### WHAT TO PRODUCE
Only the lines from the one with "What matplotlib code" through the one with "ax2.set_ylim(0, 8000)", inclusive, should be echoed exactly; pictures are left out.

===

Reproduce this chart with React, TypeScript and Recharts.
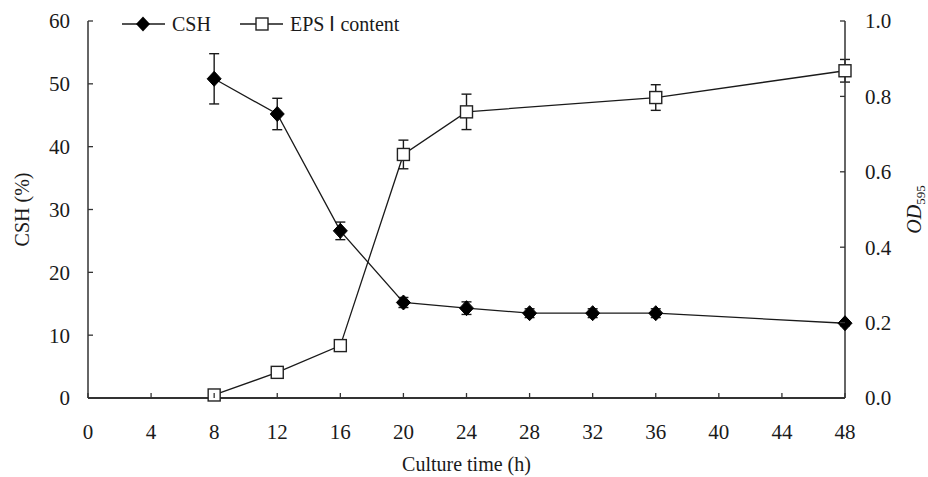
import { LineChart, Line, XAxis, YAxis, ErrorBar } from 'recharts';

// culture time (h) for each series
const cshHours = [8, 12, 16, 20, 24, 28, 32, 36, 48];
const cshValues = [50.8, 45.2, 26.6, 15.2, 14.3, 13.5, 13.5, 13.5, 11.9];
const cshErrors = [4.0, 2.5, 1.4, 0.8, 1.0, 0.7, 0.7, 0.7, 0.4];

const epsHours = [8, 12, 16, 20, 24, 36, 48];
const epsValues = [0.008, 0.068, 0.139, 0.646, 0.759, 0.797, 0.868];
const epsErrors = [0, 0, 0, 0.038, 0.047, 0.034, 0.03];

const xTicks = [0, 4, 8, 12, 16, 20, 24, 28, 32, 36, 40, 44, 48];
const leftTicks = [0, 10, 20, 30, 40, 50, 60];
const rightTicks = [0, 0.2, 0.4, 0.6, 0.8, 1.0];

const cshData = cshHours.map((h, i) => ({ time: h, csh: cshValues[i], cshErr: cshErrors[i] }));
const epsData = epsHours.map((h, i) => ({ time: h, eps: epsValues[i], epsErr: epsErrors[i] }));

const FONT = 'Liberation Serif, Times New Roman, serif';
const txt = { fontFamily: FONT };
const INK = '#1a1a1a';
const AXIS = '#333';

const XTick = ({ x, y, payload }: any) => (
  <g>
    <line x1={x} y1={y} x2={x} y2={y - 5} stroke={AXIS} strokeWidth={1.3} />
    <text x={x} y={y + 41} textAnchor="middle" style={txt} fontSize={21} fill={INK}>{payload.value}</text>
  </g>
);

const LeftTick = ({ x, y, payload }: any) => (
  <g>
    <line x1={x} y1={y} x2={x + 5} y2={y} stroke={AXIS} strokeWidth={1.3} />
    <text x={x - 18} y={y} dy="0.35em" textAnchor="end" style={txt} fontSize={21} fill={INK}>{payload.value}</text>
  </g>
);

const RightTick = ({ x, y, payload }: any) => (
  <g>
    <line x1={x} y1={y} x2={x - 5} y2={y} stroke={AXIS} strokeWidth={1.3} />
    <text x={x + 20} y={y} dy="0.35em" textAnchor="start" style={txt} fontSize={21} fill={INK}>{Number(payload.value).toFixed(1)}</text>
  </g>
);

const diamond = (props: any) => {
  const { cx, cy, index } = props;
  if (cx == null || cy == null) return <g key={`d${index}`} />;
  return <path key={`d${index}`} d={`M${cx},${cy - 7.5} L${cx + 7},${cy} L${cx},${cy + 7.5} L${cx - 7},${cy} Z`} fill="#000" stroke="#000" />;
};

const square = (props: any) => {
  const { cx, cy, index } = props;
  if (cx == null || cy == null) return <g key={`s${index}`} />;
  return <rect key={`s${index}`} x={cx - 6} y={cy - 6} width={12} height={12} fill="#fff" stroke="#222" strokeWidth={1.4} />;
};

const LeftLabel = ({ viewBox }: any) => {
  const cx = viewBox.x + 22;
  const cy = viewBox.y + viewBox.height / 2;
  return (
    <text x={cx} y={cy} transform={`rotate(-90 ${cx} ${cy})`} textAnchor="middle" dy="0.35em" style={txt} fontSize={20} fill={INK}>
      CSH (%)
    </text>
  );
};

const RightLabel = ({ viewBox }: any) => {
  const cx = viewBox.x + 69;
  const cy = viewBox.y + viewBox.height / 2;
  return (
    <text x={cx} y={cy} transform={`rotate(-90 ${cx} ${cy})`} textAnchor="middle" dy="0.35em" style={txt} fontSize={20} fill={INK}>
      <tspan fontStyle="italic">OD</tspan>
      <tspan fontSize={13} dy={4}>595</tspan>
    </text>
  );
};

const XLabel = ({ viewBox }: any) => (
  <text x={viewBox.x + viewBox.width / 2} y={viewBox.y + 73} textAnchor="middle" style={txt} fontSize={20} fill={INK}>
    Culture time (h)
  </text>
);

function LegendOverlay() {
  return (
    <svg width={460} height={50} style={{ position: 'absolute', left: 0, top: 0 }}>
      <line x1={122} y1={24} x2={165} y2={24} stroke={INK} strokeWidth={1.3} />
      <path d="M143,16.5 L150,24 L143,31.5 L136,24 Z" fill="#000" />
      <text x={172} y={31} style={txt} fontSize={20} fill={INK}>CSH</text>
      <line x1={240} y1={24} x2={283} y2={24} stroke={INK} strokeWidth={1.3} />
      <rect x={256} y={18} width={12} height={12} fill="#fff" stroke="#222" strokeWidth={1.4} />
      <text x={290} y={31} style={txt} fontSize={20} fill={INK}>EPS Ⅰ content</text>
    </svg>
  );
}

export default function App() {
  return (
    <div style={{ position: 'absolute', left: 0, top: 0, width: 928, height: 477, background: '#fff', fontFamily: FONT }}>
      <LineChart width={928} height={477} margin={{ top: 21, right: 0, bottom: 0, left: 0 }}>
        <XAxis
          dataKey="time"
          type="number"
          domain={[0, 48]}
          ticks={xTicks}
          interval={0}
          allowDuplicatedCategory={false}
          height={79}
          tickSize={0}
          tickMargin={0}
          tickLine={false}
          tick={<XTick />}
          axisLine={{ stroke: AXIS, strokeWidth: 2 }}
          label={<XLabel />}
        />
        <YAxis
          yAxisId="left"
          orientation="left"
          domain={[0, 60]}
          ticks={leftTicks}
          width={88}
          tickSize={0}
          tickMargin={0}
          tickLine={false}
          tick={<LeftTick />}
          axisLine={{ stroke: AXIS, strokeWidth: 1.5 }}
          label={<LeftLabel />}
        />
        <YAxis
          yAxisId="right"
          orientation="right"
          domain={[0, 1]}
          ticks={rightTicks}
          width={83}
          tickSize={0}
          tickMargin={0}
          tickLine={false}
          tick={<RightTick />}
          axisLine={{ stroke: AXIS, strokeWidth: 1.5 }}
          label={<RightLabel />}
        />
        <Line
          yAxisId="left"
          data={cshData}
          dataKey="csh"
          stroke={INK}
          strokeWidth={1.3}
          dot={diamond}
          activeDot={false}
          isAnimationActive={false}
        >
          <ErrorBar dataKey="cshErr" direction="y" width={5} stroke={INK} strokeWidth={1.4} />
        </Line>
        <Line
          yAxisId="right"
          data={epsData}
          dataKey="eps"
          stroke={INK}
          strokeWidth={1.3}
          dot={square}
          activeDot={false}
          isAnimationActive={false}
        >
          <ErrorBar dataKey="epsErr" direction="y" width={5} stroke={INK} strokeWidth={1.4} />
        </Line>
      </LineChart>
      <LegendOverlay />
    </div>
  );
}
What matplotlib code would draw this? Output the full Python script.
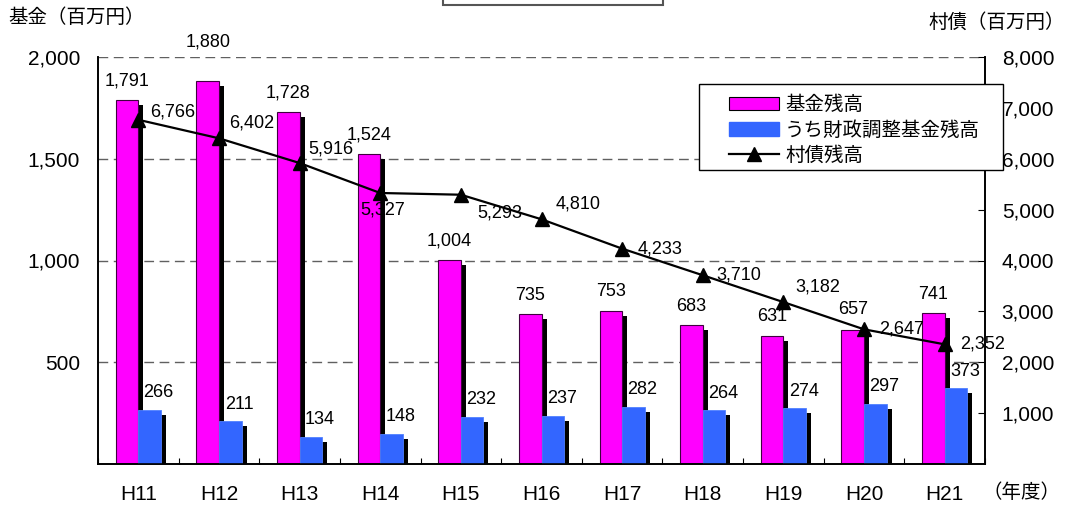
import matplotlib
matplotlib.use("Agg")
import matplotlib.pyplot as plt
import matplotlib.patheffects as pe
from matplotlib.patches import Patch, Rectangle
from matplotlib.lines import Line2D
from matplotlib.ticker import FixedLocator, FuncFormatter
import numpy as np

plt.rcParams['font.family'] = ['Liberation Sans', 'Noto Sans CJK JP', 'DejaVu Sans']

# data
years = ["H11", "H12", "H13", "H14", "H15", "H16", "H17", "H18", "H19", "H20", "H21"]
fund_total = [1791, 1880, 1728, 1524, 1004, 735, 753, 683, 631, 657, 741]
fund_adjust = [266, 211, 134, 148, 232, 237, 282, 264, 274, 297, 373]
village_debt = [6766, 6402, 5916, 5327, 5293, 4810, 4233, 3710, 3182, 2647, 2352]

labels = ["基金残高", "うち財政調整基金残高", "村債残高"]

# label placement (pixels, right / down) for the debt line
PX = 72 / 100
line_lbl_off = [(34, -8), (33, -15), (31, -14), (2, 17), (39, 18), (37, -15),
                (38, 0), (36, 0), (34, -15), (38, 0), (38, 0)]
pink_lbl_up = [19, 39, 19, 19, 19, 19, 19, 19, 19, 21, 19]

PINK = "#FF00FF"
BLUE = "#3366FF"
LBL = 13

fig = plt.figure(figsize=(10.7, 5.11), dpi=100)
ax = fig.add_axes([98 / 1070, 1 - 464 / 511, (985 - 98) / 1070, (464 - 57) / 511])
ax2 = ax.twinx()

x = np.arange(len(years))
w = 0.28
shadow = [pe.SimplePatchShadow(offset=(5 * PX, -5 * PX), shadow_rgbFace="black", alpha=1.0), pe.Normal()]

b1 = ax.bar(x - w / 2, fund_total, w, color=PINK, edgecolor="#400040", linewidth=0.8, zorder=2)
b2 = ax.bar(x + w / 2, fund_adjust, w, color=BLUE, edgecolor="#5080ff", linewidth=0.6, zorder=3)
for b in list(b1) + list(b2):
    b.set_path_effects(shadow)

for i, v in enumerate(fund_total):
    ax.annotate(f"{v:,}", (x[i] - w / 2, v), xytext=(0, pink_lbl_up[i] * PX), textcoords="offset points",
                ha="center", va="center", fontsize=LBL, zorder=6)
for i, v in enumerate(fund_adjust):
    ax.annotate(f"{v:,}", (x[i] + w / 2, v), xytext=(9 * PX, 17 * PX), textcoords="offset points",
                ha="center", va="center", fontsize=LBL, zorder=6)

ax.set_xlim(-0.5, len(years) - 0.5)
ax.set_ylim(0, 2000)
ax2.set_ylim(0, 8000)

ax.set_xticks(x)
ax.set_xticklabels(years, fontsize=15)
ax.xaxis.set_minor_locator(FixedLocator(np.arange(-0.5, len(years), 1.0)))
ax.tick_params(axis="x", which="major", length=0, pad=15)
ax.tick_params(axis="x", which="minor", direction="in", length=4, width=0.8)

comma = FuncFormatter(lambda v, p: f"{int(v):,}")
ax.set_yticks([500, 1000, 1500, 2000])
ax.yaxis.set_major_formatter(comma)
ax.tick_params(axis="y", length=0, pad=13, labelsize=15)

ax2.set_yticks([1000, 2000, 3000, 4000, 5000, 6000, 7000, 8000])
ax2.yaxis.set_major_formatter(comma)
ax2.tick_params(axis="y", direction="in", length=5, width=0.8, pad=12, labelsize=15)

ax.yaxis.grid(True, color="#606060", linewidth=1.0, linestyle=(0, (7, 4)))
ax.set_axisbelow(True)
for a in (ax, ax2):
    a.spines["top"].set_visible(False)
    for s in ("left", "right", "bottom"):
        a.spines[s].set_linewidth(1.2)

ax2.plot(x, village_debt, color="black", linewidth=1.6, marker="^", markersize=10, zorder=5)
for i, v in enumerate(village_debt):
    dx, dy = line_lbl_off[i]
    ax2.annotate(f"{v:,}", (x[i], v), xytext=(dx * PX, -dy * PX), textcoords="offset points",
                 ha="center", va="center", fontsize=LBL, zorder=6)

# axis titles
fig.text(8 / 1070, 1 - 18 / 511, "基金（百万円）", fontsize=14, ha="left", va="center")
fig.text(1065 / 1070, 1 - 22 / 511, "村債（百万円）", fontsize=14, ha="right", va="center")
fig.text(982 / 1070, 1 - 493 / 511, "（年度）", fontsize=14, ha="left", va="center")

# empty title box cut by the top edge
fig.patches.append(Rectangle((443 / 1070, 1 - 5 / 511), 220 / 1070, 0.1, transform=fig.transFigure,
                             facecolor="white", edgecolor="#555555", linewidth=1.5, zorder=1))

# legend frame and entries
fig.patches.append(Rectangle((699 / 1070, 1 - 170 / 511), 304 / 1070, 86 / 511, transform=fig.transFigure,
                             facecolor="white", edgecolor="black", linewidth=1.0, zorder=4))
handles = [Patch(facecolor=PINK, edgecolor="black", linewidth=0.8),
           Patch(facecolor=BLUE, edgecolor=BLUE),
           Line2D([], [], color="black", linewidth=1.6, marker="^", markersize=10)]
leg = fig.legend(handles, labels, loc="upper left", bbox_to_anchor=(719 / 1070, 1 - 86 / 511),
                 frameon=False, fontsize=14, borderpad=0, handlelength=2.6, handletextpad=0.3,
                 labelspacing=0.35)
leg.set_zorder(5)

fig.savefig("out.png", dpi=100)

===

### WRITTEN RESPONSE
What matplotlib code would draw this? Output the full Python script.
import matplotlib
matplotlib.use("Agg")
import matplotlib.pyplot as plt
import matplotlib.patheffects as pe
from matplotlib.patches import Patch, Rectangle
from matplotlib.lines import Line2D
from matplotlib.ticker import FixedLocator, FuncFormatter
import numpy as np

plt.rcParams['font.family'] = ['Liberation Sans', 'Noto Sans CJK JP', 'DejaVu Sans']

# data
years = ["H11", "H12", "H13", "H14", "H15", "H16", "H17", "H18", "H19", "H20", "H21"]
fund_total = [1791, 1880, 1728, 1524, 1004, 735, 753, 683, 631, 657, 741]
fund_adjust = [266, 211, 134, 148, 232, 237, 282, 264, 274, 297, 373]
village_debt = [6766, 6402, 5916, 5327, 5293, 4810, 4233, 3710, 3182, 2647, 2352]

labels = ["基金残高", "うち財政調整基金残高", "村債残高"]

# label placement (pixels, right / down) for the debt line
PX = 72 / 100
line_lbl_off = [(34, -8), (33, -15), (31, -14), (2, 17), (39, 18), (37, -15),
                (38, 0), (36, 0), (34, -15), (38, 0), (38, 0)]
pink_lbl_up = [19, 39, 19, 19, 19, 19, 19, 19, 19, 21, 19]

PINK = "#FF00FF"
BLUE = "#3366FF"
LBL = 13

fig = plt.figure(figsize=(10.7, 5.11), dpi=100)
ax = fig.add_axes([98 / 1070, 1 - 464 / 511, (985 - 98) / 1070, (464 - 57) / 511])
ax2 = ax.twinx()

x = np.arange(len(years))
w = 0.28
shadow = [pe.SimplePatchShadow(offset=(5 * PX, -5 * PX), shadow_rgbFace="black", alpha=1.0), pe.Normal()]

b1 = ax.bar(x - w / 2, fund_total, w, color=PINK, edgecolor="#400040", linewidth=0.8, zorder=2)
b2 = ax.bar(x + w / 2, fund_adjust, w, color=BLUE, edgecolor="#5080ff", linewidth=0.6, zorder=3)
for b in list(b1) + list(b2):
    b.set_path_effects(shadow)

for i, v in enumerate(fund_total):
    ax.annotate(f"{v:,}", (x[i] - w / 2, v), xytext=(0, pink_lbl_up[i] * PX), textcoords="offset points",
                ha="center", va="center", fontsize=LBL, zorder=6)
for i, v in enumerate(fund_adjust):
    ax.annotate(f"{v:,}", (x[i] + w / 2, v), xytext=(9 * PX, 17 * PX), textcoords="offset points",
                ha="center", va="center", fontsize=LBL, zorder=6)

ax.set_xlim(-0.5, len(years) - 0.5)
ax.set_ylim(0, 2000)
ax2.set_ylim(0, 8000)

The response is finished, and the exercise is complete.